Part 4
In the Garden of Eden, a soul food restaurant on Martin Luther King Boulevard, the Savannah native Wanda Lloyd, age 65, recalled her father’s mortuary, Williams & Williams Funeral Home, and her grandmother’s Boyce’s School of Beauty Culture. Also among her memories are 1960s anti-segregation sit-ins and a 16-month boycott of several local retailers, including the white-owned Levy’s department store. Despite having grown up middle-class, Ms. Lloyd concedes to being part of the exodus of blacks who saw limited opportunities at home. “I left Savannah the day I graduated high school,” said Ms. Lloyd, who moved to cities like Washington, Atlanta, Miami and Nashville before returning to Savannah last July where she is now chair of the Department of Journalism and Mass Communications at Savannah State University, a historically black college. “I went in and got my diploma and I told my father, ‘keep the motor running.’ I wanted to be a newspaper person and there weren’t any African-Americans doing what I wanted to do.”
A few miles away from Savannah’s black main street is Laurel Grove South Cemetery, the most significant burial ground for local African-Americans who died in the 19th and 20th centuries. A rolling landscape of live oaks, cypress and crumbling tombs and markers for free blacks and slaves, the land was once a rice field for the Springfield Plantation; in the mid-1800s it was developed as a graveyard after Savannah’s mainstay burial site, Colonial Park Cemetery, was filled.

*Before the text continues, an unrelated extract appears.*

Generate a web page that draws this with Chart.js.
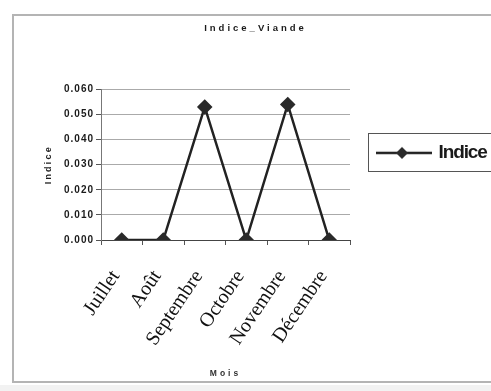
<!DOCTYPE html>
<html>
<head>
<meta charset="utf-8">
<script src="https://cdn.jsdelivr.net/npm/chart.js@4.4.1/dist/chart.umd.min.js"></script>
<style>
  html, body { margin: 0; padding: 0; background: #ffffff; }
  #wrap { position: relative; width: 491px; height: 391px; overflow: hidden; background: #fff; }
  #frame { position: absolute; left: 12px; top: 14px; width: 500px; height: 369px; border: 2px solid #b4b4b4; box-sizing: border-box; }
  #floor { position: absolute; left: 0; top: 385px; width: 491px; height: 6px; background: #f2f2f2; }
  canvas { position: absolute; left: 0; top: 0; }
</style>
</head>
<body>
<div id="wrap">
  <div id="frame"></div>
  <div id="floor"></div>
  <canvas id="c" width="491" height="391"></canvas>
</div>
<script>
// ---- data ----
const chartTitle = "Indice_Viande";
const categories = ["Juillet", "Août", "Septembre", "Octobre", "Novembre", "Décembre"];
const seriesName = "Indice";
const indiceValues = [0.000, 0.000, 0.053, 0.000, 0.054, 0.000];
const yTitle = "Indice";
const xTitle = "Mois";
const yMin = 0, yMax = 0.06, yStep = 0.01;

// legend symbol: line with diamond
function legendSymbol() {
  const c = document.createElement('canvas');
  c.width = 67; c.height = 14;
  const g = c.getContext('2d');
  g.strokeStyle = '#222'; g.lineWidth = 2.5;
  g.beginPath(); g.moveTo(11, 7); g.lineTo(67, 7); g.stroke();
  g.fillStyle = '#2a2a2a';
  g.beginPath(); g.moveTo(37, 1); g.lineTo(43, 7); g.lineTo(37, 13); g.lineTo(31, 7); g.closePath(); g.fill();
  return c;
}
const symbol = legendSymbol();

function spaced(obj, method, sp) {
  const key = '__sp_' + method;
  if (!obj || obj[key]) return;
  const orig = obj[method];
  obj[method] = function (...a) {
    const ctx = this.ctx;
    const prev = ctx.letterSpacing;
    ctx.letterSpacing = sp;
    try { return orig.apply(this, a); } finally { ctx.letterSpacing = prev; }
  };
  obj[key] = true;
}

const stylePlugin = {
  id: 'stylePlugin',
  beforeDraw(chart) {
    spaced(chart.titleBlock, 'draw', '3px');
    spaced(chart.legend, 'draw', '-1.1px');
    const y = chart.scales.y, x = chart.scales.x;
    spaced(y, 'drawLabels', '1px');
    spaced(y, 'drawTitle', '2.2px');
    spaced(x, 'drawTitle', '3px');
  },
  afterDraw(chart) {
    const lg = chart.legend;
    if (!lg || !lg.legendHitBoxes || !lg.legendHitBoxes.length) return;
    const hb = lg.legendHitBoxes[0];
    const ctx = chart.ctx;
    ctx.save();
    ctx.strokeStyle = '#555';
    ctx.lineWidth = 1;
    const top = hb.top + hb.height / 2 - 19;
    ctx.strokeRect(hb.left + 0.5, Math.round(top) - 0.5, 200, 38);
    ctx.restore();
  }
};

new Chart(document.getElementById('c'), {
  type: 'line',
  data: {
    labels: categories,
    datasets: [{
      label: seriesName,
      data: indiceValues,
      borderColor: '#222',
      borderWidth: 2.5,
      backgroundColor: '#2a2a2a',
      pointStyle: 'rectRot',
      pointRadius: 6,
      pointHoverRadius: 6,
      pointBackgroundColor: '#2a2a2a',
      pointBorderColor: '#2a2a2a',
      tension: 0,
      fill: false
    }]
  },
  options: {
    responsive: false,
    animation: false,
    events: [],
    layout: { padding: { left: 20, right: 0, top: 15, bottom: 6 } },
    plugins: {
      title: {
        display: true,
        text: chartTitle,
        color: '#1a1a1a',
        font: { family: 'Arial, "Liberation Sans", sans-serif', size: 9.5, weight: 'bold' },
        padding: { top: 8, bottom: 55 }
      },
      legend: {
        display: true,
        position: 'right',
        align: 'start',
        fullSize: false,
        maxWidth: 141,
        title: { display: true, text: '', font: { size: 10 }, padding: { top: 0, bottom: 24 } },
        labels: {
          usePointStyle: true,
          pointStyleWidth: 61,
          padding: 18,
          color: '#1a1a1a',
          font: { family: 'Arial, "Liberation Sans", sans-serif', size: 19, weight: 'bold' },
          generateLabels(chart) {
            const items = Chart.defaults.plugins.legend.labels.generateLabels(chart);
            items.forEach(it => { it.pointStyle = symbol; });
            return items;
          }
        }
      },
      tooltip: { enabled: false }
    },
    scales: {
      x: {
        type: 'category',
        offset: true,
        grid: { display: true, drawOnChartArea: false, offset: true, tickLength: 5, color: '#555', tickColor: '#555' },
        border: { display: true, color: '#444', width: 1 },
        ticks: {
          autoSkip: false,
          maxRotation: 56,
          minRotation: 56,
          padding: 21,
          labelOffset: -6,
          color: '#111',
          font: { family: '"Liberation Serif", "Times New Roman", serif', size: 20 }
        },
        title: {
          display: true,
          text: xTitle,
          color: '#333',
          font: { family: 'Arial, "Liberation Sans", sans-serif', size: 8.5, weight: 'bold' },
          padding: { top: 2, bottom: 6 }
        },
        afterFit(s) { s.height = 145; }
      },
      y: {
        min: yMin,
        max: yMax,
        grid: { color: '#aaa', lineWidth: 1, tickLength: 5, tickColor: '#555' },
        border: { display: true, color: '#777', width: 1 },
        ticks: {
          stepSize: yStep,
          padding: 2,
          color: '#1a1a1a',
          font: { family: 'Arial, "Liberation Sans", sans-serif', size: 10, weight: 'bold' },
          callback: v => Number(v).toFixed(3)
        },
        title: {
          display: true,
          text: yTitle,
          color: '#1a1a1a',
          font: { family: 'Arial, "Liberation Sans", sans-serif', size: 9, weight: 'bold' },
          padding: { top: 23, bottom: 10 }
        },
        afterFit(s) { s.width = 81; }
      }
    }
  },
  plugins: [stylePlugin]
});
</script>
</body>
</html>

The plots were racially segregated — some 50 acres in what’s called Laurel Grove North, were allotted to whites, while 30 acres in Laurel Grove South were devoted to blacks. “Not even in death did we get our 40 acres,” Mr. Brown sniffed. (Incidentally, long before the filmmaker Spike Lee named his company 40 Acres & a Mule Filmworks, the “40 acres” phrase was inspired by Special Field Order No. 15 — issued in 1865 by Union Army General William Tecumseh Sherman in which newly freed slave families were given the rights to some 40 acres of land along the southeastern coast.)